A lot of people are gonna roll their eyes but it's Legend of Zelda: Tears of the Kingdom, for sure.
Breath of the Wild was just perfect. It was a truly incredible game. And then they announced that Legend of Zelda: Tears of the Kingdom was coming out, and I was just like, how are they gonna top it? I didn't see how it was possible. And then it really is just as good. It’s set in this brilliant world expanded times 10. Because like a lot of people were like, Oh, no, if it ain’t broke, don’t fix it, but then [Nintendo] just blew it out of the water. It was incredible. I don't know how they do that.
Yeah, I mean, some people didn't like it because you have to build things. How did you find that aspect?
I liked that. Because you know what I mean? What Nintendo is so good at is catering to people who don't quite grasp how to play video games very well. And then it's not a handhold type thing, but it's a slow process because it's such a huge game, right? There's so much to try to wrap your head around. But it gives you the time to develop the skills to do it.
So by the time you end up getting to a point where it's a necessity, you find yourself being really good at it. It's a good game because it makes you feel smart. It made me feel like I was figuring stuff out. And it gives you so much freedom to just do whatever the hell you want. And it’s awesome.
You mentioned having to work a lot growing up. How did you find time to play Tears of the Kingdom this year? I know it's a pretty long game.
It was a long game for sure. I've been in New York doing a lot of theater so I've been more on a schedule. My schedule has been a lot more predictable recently, which has been a lot easier. So I've been able to find time just throughout the day, lunch break, and at home after shows and stuff, which has always been easy. I can just pop it in my bag and then we're good to go.
One thing you did mention in your recent Variety interview about the movie is that the characters don't really talk in the game. I'm not sure how they're gonna make it in the movie. What do you think?
There's so much we don't know about the vibe of what they're gonna go for. Who knows if they’re going to change it up? Who knows if it's going to stick to form with that?
Something that's super visually oriented, if they were to explore something with minimal dialogue, that’s not something that people usually see in a film format, especially live-action, so that could be cool. I'm hoping that they do something interesting and offbeat. I think you have to.
Is there a particular plot from the games that you want to see them adapt?
I hope they grow from what they've done. What I loved about Breath of the Wild and Tears of the Kingdom was how vague it was in the context of the timelines and where they sat. I think it could be cool if they kept it vague. A lot of people are super partial to certain games. If they can cater to most of them, I think that would probably be the most fun. I have no clue though, I'm not a screenwriter.
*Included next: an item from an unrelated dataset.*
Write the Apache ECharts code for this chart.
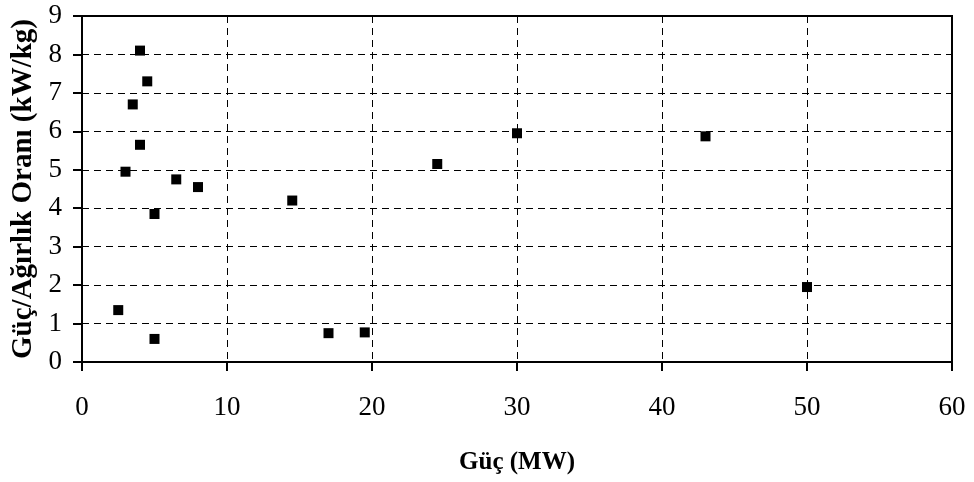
<!DOCTYPE html>
<html>
<head>
<meta charset="utf-8">
<script src="https://cdn.jsdelivr.net/npm/echarts@6/dist/echarts.min.js"></script>
<style>
  html, body { margin: 0; padding: 0; background: #fff; }
  #chart { width: 974px; height: 482px; }
</style>
</head>
<body>
<div id="chart"></div>
<script>
// güç (MW) ve güç/ağırlık oranı (kW/kg)
const powerMW = [4, 4.5, 3.5, 4, 3, 6.5, 8, 5, 2.5, 5, 17, 19.5, 14.5, 24.5, 30, 43, 50]
const ratio = [8.1, 7.3, 6.7, 5.65, 4.95, 4.75, 4.55, 3.85, 1.35, 0.6, 0.75, 0.77, 4.2, 5.15, 5.95, 5.87, 1.95]
const xTicks = [0, 10, 20, 30, 40, 50, 60]
const yTicks = [0, 1, 2, 3, 4, 5, 6, 7, 8, 9]

const points = powerMW.map((x, i) => [x, ratio[i]])

const myChart = echarts.init(document.getElementById('chart'))

const fontFamily = '"Liberation Serif", "Times New Roman", serif'

const option = {
  animation: false,
  grid: {
    left: 82,
    right: 22,
    top: 16,
    bottom: 120,
    show: true,
    borderColor: '#000',
    borderWidth: 2
  },
  xAxis: {
    type: 'value',
    min: xTicks[0],
    max: xTicks[xTicks.length - 1],
    interval: 10,
    name: 'Güç (MW)',
    nameLocation: 'middle',
    nameGap: 88,
    nameTextStyle: { fontFamily, fontSize: 25, fontWeight: 'bold', color: '#000' },
    axisLine: { lineStyle: { color: '#000', width: 2 } },
    axisTick: { show: true, length: 9, lineStyle: { color: '#000', width: 2 } },
    axisLabel: { fontFamily, fontSize: 27, color: '#000', margin: 32 },
    splitLine: { show: true, lineStyle: { color: '#000', type: [7, 5], width: 1 } }
  },
  yAxis: {
    type: 'value',
    min: yTicks[0],
    max: yTicks[yTicks.length - 1],
    interval: 1,
    name: 'Güç/Ağırlık Oranı (kW/kg)',
    nameLocation: 'middle',
    nameGap: 44,
    nameTextStyle: { fontFamily, fontSize: 29, fontWeight: 'bold', color: '#000' },
    axisLine: { show: true, lineStyle: { color: '#000', width: 2 } },
    axisTick: { show: true, length: 9, lineStyle: { color: '#000', width: 2 } },
    axisLabel: { fontFamily, fontSize: 27, color: '#000', margin: 20 },
    splitLine: { show: true, lineStyle: { color: '#000', type: [7, 5], width: 1 } }
  },
  series: [
    {
      type: 'scatter',
      symbol: 'rect',
      symbolSize: 10,
      itemStyle: { color: '#000', opacity: 1 },
      data: points
    }
  ]
}

myChart.setOption(option)
</script>
</body>
</html>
Who do you think should play Link? Do you have any thoughts?
I honestly hope it's somebody we've never seen before.
Would you want to play Link?
I would absolutely butcher it. No. I know for a fact that that would be a terrible idea.
No, thank you. I couldn’t do it. Because it’s so loved, I don't want to touch it. I just want to continue to love it from my couch or a plane. And that's where I found my love in playing the games and just with Nintendo, in general. I think I just would like to observe it as an appreciator, but I don't think that it would be something I'd like to tackle and I don't think I'd be very good at it.
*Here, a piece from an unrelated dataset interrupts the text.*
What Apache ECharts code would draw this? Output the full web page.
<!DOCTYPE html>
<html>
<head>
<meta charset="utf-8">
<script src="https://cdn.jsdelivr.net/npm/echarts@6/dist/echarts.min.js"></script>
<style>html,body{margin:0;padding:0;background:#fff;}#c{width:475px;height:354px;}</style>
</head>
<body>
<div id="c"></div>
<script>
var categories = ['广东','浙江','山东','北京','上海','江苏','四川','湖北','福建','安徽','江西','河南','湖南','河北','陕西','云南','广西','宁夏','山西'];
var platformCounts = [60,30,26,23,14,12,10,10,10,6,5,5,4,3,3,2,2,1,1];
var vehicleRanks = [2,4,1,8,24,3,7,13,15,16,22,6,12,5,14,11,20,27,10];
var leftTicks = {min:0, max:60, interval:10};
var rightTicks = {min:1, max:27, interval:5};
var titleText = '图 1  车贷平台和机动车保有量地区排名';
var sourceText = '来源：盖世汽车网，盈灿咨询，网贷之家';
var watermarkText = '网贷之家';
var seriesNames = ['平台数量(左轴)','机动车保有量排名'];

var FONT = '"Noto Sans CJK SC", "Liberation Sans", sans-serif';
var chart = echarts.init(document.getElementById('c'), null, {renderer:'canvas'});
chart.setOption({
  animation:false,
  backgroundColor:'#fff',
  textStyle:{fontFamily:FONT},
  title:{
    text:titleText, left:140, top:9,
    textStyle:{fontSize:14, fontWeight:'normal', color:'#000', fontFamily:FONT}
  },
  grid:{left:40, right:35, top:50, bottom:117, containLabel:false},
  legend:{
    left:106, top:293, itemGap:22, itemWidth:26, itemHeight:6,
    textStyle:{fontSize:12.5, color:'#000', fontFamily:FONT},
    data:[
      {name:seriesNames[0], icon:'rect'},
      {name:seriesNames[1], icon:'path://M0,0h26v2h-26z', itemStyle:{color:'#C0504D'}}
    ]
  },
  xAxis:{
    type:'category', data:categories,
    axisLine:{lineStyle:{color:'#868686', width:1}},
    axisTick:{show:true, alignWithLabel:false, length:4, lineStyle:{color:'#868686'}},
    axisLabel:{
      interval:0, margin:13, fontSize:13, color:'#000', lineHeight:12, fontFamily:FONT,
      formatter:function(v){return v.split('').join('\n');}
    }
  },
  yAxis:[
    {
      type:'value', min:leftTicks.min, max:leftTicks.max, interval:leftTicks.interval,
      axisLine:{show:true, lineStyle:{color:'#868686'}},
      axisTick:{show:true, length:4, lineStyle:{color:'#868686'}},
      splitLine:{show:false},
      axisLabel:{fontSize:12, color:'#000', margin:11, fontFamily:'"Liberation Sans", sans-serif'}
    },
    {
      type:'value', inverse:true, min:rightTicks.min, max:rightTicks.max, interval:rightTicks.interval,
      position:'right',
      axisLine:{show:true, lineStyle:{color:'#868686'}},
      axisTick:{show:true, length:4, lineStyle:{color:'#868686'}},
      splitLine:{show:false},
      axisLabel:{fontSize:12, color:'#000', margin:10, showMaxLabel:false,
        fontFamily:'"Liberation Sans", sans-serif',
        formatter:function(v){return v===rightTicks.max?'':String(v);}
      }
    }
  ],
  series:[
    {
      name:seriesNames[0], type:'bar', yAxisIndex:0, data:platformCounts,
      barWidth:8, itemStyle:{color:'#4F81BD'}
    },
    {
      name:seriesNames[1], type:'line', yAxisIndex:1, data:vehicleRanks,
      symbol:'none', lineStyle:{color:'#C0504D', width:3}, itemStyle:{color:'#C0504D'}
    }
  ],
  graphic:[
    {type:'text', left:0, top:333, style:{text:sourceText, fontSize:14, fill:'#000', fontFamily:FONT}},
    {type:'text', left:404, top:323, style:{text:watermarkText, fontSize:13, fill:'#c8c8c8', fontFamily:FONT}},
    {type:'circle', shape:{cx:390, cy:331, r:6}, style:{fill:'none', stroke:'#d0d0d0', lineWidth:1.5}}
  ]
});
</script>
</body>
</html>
Can you say a little bit more on that? You wouldn't be in the movie at all or you wouldn't play Link?
Oh, I know I wouldn't play Link. But dude, give me the call and I’ll see what happens! Who knows? But I’m stoked to just see what they do. I mean, the games are undoubtedly some of the best of all time, if not truly the best video game series of all time. So it's going to be something to tackle for sure. It’s always hit or miss with making video game movies in general, but I feel like they've been getting really good at it. They've been able to figure it out. And it's a medium that people are just getting better at in general. So I know it's in good hands and it should be really, really good. I can't wait to see what comes of it.